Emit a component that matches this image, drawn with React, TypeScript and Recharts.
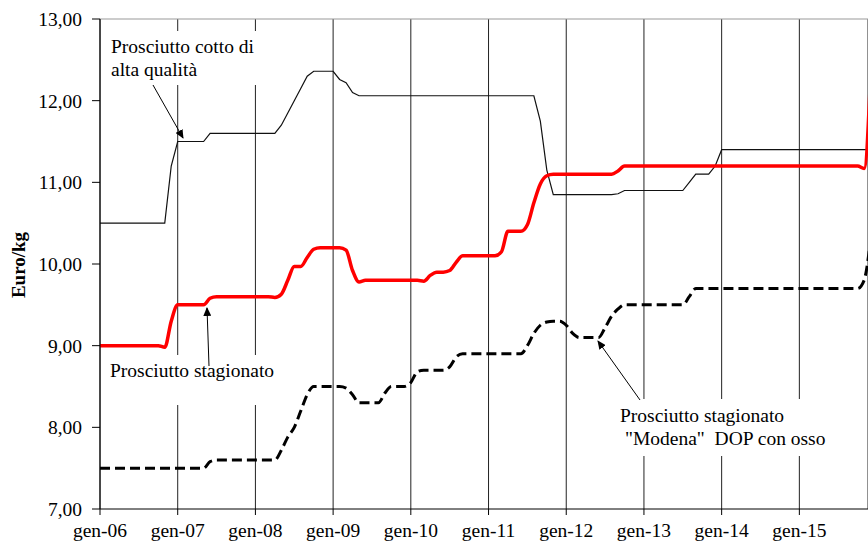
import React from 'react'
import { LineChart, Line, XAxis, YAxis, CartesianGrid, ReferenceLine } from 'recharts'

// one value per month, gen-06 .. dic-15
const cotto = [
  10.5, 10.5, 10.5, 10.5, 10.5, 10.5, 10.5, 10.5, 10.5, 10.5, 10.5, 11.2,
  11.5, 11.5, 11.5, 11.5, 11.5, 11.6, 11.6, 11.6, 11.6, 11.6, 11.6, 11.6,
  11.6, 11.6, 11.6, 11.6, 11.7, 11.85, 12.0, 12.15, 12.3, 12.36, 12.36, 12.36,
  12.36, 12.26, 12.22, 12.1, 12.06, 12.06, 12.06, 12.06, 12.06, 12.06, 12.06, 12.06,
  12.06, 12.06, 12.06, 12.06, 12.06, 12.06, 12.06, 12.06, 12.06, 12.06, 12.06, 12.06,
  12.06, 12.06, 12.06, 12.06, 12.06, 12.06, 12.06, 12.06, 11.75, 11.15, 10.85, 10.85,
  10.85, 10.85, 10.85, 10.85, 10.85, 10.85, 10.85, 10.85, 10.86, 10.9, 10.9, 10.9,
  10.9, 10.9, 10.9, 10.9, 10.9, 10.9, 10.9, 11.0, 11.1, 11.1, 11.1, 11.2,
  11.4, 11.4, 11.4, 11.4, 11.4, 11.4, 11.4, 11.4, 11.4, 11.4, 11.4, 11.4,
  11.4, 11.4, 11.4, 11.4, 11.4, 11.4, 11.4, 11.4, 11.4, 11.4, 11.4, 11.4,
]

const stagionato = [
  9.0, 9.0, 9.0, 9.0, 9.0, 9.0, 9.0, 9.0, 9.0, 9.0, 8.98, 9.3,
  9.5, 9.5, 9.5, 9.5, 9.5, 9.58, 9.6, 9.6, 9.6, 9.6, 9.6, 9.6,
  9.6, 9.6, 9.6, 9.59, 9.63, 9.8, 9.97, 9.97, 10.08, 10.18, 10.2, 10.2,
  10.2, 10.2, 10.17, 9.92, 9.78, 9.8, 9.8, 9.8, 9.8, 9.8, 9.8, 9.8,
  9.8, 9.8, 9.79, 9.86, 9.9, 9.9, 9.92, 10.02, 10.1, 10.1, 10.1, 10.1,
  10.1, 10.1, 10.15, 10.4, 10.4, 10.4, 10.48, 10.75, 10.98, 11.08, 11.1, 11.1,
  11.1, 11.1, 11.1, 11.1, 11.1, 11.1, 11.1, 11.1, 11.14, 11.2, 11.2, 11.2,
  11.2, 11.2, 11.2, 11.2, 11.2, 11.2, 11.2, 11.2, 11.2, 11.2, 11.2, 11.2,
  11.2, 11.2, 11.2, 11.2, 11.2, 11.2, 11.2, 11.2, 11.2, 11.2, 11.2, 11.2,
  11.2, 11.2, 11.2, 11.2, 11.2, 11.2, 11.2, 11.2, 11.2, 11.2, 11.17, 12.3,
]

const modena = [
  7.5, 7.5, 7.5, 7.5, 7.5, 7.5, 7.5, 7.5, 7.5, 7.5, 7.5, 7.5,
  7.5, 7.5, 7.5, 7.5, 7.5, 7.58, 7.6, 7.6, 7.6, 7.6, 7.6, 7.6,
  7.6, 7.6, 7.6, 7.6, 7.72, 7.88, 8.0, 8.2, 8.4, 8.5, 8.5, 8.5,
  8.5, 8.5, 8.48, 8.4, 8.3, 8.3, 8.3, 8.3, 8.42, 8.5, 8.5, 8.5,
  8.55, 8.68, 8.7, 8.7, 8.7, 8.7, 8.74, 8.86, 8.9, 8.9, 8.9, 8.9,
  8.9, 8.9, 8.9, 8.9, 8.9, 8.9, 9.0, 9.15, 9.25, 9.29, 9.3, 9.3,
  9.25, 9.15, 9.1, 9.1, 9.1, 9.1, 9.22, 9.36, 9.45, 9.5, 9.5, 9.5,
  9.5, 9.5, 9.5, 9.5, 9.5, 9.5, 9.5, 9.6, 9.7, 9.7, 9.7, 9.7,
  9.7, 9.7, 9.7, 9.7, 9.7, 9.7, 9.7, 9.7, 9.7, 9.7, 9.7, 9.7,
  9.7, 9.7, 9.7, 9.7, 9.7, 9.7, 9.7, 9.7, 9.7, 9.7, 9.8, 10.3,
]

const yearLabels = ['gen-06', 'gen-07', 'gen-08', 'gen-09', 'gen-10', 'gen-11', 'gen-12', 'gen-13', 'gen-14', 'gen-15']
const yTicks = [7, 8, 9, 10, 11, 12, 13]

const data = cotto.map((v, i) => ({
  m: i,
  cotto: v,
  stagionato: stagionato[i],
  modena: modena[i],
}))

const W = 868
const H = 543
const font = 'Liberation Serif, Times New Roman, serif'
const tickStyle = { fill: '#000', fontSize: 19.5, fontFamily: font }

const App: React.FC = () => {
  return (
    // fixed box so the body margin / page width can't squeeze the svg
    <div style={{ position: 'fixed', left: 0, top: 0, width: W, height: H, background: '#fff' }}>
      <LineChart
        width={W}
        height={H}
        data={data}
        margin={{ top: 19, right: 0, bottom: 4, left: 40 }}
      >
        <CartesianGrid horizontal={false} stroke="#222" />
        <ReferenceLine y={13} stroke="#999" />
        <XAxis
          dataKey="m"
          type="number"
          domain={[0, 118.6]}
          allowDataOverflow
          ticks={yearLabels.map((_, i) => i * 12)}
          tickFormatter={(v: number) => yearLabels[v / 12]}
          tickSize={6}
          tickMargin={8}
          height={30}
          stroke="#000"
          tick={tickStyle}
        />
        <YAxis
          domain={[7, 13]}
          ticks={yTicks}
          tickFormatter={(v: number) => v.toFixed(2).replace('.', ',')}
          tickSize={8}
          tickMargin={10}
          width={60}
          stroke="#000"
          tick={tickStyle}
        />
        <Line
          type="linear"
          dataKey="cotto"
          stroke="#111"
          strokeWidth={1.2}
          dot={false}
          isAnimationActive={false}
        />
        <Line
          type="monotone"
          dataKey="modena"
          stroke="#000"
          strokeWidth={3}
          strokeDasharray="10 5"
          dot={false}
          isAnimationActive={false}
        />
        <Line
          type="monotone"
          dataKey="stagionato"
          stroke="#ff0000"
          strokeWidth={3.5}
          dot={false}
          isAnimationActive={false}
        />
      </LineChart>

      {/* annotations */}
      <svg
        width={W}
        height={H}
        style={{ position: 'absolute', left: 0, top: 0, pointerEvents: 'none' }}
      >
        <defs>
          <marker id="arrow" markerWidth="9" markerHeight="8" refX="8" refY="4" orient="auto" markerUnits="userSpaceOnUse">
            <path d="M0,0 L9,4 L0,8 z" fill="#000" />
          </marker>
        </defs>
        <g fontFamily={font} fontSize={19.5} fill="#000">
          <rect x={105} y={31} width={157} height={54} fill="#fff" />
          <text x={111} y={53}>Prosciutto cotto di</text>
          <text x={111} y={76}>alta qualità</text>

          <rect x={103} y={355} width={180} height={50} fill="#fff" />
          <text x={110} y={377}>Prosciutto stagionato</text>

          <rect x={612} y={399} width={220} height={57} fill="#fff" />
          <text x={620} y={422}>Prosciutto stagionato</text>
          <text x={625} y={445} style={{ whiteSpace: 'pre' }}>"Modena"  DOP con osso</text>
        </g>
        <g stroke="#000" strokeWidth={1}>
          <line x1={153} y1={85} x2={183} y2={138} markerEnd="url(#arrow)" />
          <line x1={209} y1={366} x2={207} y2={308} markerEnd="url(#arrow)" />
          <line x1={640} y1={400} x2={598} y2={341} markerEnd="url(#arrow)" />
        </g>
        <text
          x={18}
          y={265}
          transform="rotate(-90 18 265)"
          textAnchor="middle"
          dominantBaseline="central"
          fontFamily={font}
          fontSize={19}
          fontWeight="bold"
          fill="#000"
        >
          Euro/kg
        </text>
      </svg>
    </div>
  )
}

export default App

Problem statement: Your task is to return the lines above, from the first one up to and including the line containing "YAxis, CartesianGrid, ReferenceLine", minus any pictures.

Result:
Emit a component that matches this image, drawn with React, TypeScript and Recharts.
import React from 'react'
import { LineChart, Line, XAxis, YAxis, CartesianGrid, ReferenceLine } from 'recharts'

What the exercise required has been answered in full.